Le désastre syrien durera, semble-t-il, à n'en plus finir. Plus de la moitié de la population d'avant 2011 (soit environ 21 millions d'habitants), est forcée à l'abandon de son domicile.

Pratiquement, six millions d'entre ces derniers sont partis s'installer en réfugiés dans les pays limitrophes tels que la Turquie et le Liban, et les six millions restant à fuir les zones du conflit dans d'autres zones plus apaisées à l'intérieur de la Syrie elle-même.

En vérité, les statistiques officielles donnent froid au dos : alors que les infrastructures vitales ont été presque totalement détruites, plus de 300.000 victimes sont recensés et le PIB du pays a baissé de 60%! Ce qui a poussé, d'ailleurs, l'ONU à tirer récemment la sonnette d'alarme, estimant que 85% de la population syrienne est pauvre et que 60% des habitants ne mangent pas à leur faim.

L'arrivée de la pandémie n'a fait, selon les experts onusiens, qu'aggraver une situation déjà au jaune alors que le régime d'Al-Assad semble être dans l'incapacité durable de répondre aux besoins basiques de la population.

D'ailleurs, ces dernières semaines, dans les zones sous contrôle du pouvoir central, des révoltes du pain ont eu lieu. De même, les enseignants n'y sont plus payés et le taux du décrochage scolaire semble en hausse en raison de l'incapacité de beaucoup de ménages à s'acquitter des frais de scolarité. Économiquement dépendante des puissances étrangères (la Russie et l'Iran en particulier), la Syrie s'achemine, à ce qu'il paraît, vers «une crise humanitaire» qui ne dit pas son nom.

Preuve en est qu'après l'échouage du cargo « Ever Given » dans le canal de Suez, le régime n'a eu autre alternative que de rationner l'essence parce que le pétrole en provenance d'Iran n'arrivait pas! Le fantôme de l'effondrement pèse désormais sur ce pays, en proie à de grandes convoitises régionales. En ce sens, cette région stratégique par sa position centrale entre l'Asie et l'Europe, est la pièce-maîtresse des projets des gazoducs et des oléoducs (ce qui permettrait de joindre l'Iran et la Russie ou l'Irak et l'Europe de l'Ouest), lesquels suscitent autant de concurrences entre grandes puissances. Et pourtant, au lendemain du retrait prudent des américains à la fin de 2015, la Russie, l'Iran et le Hezbollah (la triade hostile aux intérêts du bloc occidental) ont fourni de façon pérenne une aide militaire, politique et économique à Al-Assad.
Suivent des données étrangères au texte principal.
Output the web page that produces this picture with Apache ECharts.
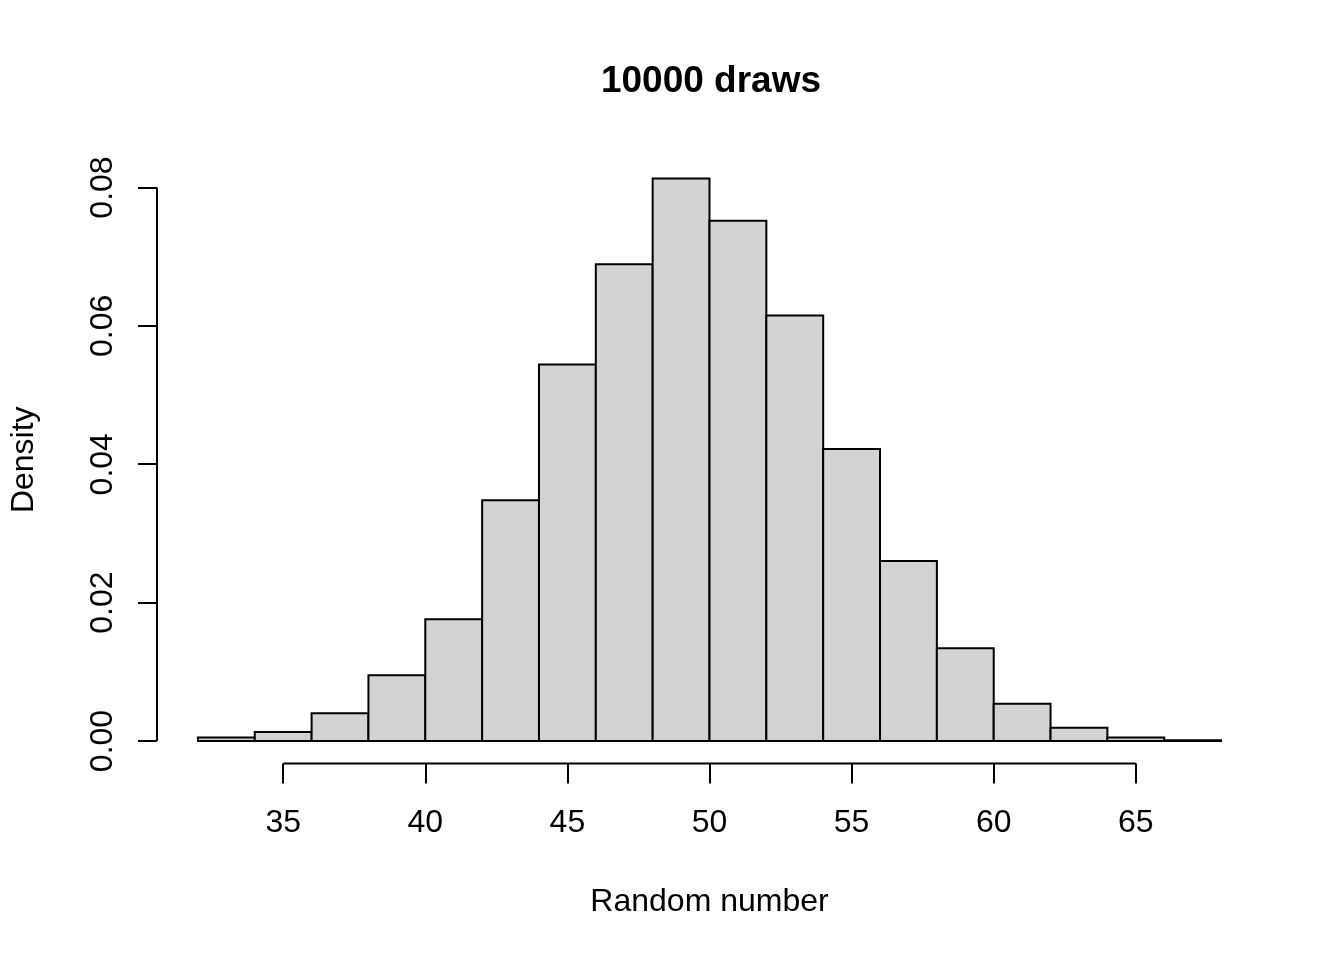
<!DOCTYPE html>
<html>
<head>
<meta charset="utf-8">
<script src="https://cdn.jsdelivr.net/npm/echarts@6/dist/echarts.min.js"></script>
<style>html,body{margin:0;padding:0;background:#fff}#c{width:1344px;height:960px}</style>
</head>
<body>
<div id="c"></div>
<script>
// Histogram bin edges and densities
const binStarts = [32,34,36,38,40,42,44,46,48,50,52,54,56,58,60,62,64,66];
const binEnds   = [34,36,38,40,42,44,46,48,50,52,54,56,58,60,62,64,66,68];
const densities = [0.0005,0.0013,0.0040,0.0095,0.0176,0.0348,0.0544,0.0689,0.0813,
                   0.0752,0.0615,0.0422,0.0260,0.0134,0.0054,0.0019,0.0005,0.0001];
const xTicks = [35,40,45,50,55,60,65];
const yTicks = [0,0.02,0.04,0.06,0.08];
const titleText = '10000 draws';
const xName = 'Random number';
const yName = 'Density';

const FONT = 'Liberation Sans, Arial, sans-serif';
const xLo = Math.min(...binStarts), xHi = Math.max(...binEnds);
const yHi = Math.max(...densities);
const xMin = xLo - 0.04*(xHi-xLo), xMax = xHi + 0.04*(xHi-xLo);
const yMin = -0.04*yHi, yMax = yHi*1.04;

const barData = binStarts.map((s,i)=>[s, binEnds[i], densities[i]]);

const chart = echarts.init(document.getElementById('c'), null, {renderer:'canvas'});
chart.setOption({
  backgroundColor:'#ffffff',
  animation:false,
  title:{text:titleText, left:706, top:58, textAlign:'center',
    textStyle:{fontFamily:FONT, fontSize:37, fontWeight:'bold', color:'#000'}},
  grid:{left:157, right:82, top:156, bottom:196.5, containLabel:false, outerBoundsMode:'none'},
  xAxis:{type:'value', min:xMin, max:xMax,
    axisLine:{show:false, onZero:false}, splitLine:{show:false},
    axisTick:{show:true, inside:false, length:20, customValues:xTicks, lineStyle:{color:'#000', width:2}},
    axisLabel:{show:true, customValues:xTicks, margin:44, color:'#000', fontFamily:FONT, fontSize:32},
    name:xName, nameLocation:'middle', nameGap:123,
    nameTextStyle:{fontFamily:FONT, fontSize:32, color:'#000', verticalAlign:'top'}},
  yAxis:{type:'value', min:yMin, max:yMax,
    axisLine:{show:false, onZero:false}, splitLine:{show:false},
    axisTick:{show:true, inside:false, length:19, customValues:yTicks, lineStyle:{color:'#000', width:2}},
    axisLabel:{show:true, customValues:yTicks, rotate:90, margin:38, color:'#000', fontFamily:FONT, fontSize:32,
      formatter:v=>v.toFixed(2)},
    name:yName, nameLocation:'middle', nameGap:117,
    nameTextStyle:{fontFamily:FONT, fontSize:32, color:'#000'}},
  series:[
    {type:'custom', data:barData, clip:false,
     renderItem:(params, api)=>{
       const p0 = api.coord([api.value(0), 0]);
       const p1 = api.coord([api.value(1), api.value(2)]);
       return {type:'rect', shape:{x:p0[0], y:p1[1], width:p1[0]-p0[0], height:p0[1]-p1[1]},
         style:{fill:'#D3D3D3', stroke:'#000', lineWidth:2}};
     }},
    {type:'line', data:[[xTicks[0], yMin],[xTicks[xTicks.length-1], yMin]], symbol:'none', clip:false,
     lineStyle:{color:'#000', width:2}, silent:true},
    {type:'line', data:[[xMin, yTicks[0]],[xMin, yTicks[yTicks.length-1]]], symbol:'none', clip:false,
     lineStyle:{color:'#000', width:2}, silent:true}
  ]
});
</script>
</body>
</html>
D'une part, ils ont déployé les gros moyens militaires pour faire face au péril menaçant de l'Etat islamique, avec tous les dégâts déplorés sur le plan des pertes humaines à cause des bombardements intensifs de populations civiles. Et de l'autre, ils ont apporté un soutien diplomatique doublé d'un coup de pouce économique (aides financières) au régime baâthiste, surtout entre 2012 et 2015, période où l'administration Obama avait essayé d'ouvrir un front pour une guerre par procuration, en se servant de l'Arabie Saoudite, les Emirats et le Qatar (alliés occidentaux du Golfe), et en refusant en même temps toute négociation avec Al-Assad, vu comme un ennemi à abattre en toute urgence.

Les USA ont, pour rappel, formé 1500 rebelles en accord avec la Turquie et débloqué 500 millions de dollars pour ce «boulot», mais leur opération s'est soldé par un échec. Aujourd'hui, après dix ans de guerre d'usure, la Syrie blessée affronte, presque seule, son destin de «prisonnière» des intérêts stratégiques des grandes puissances.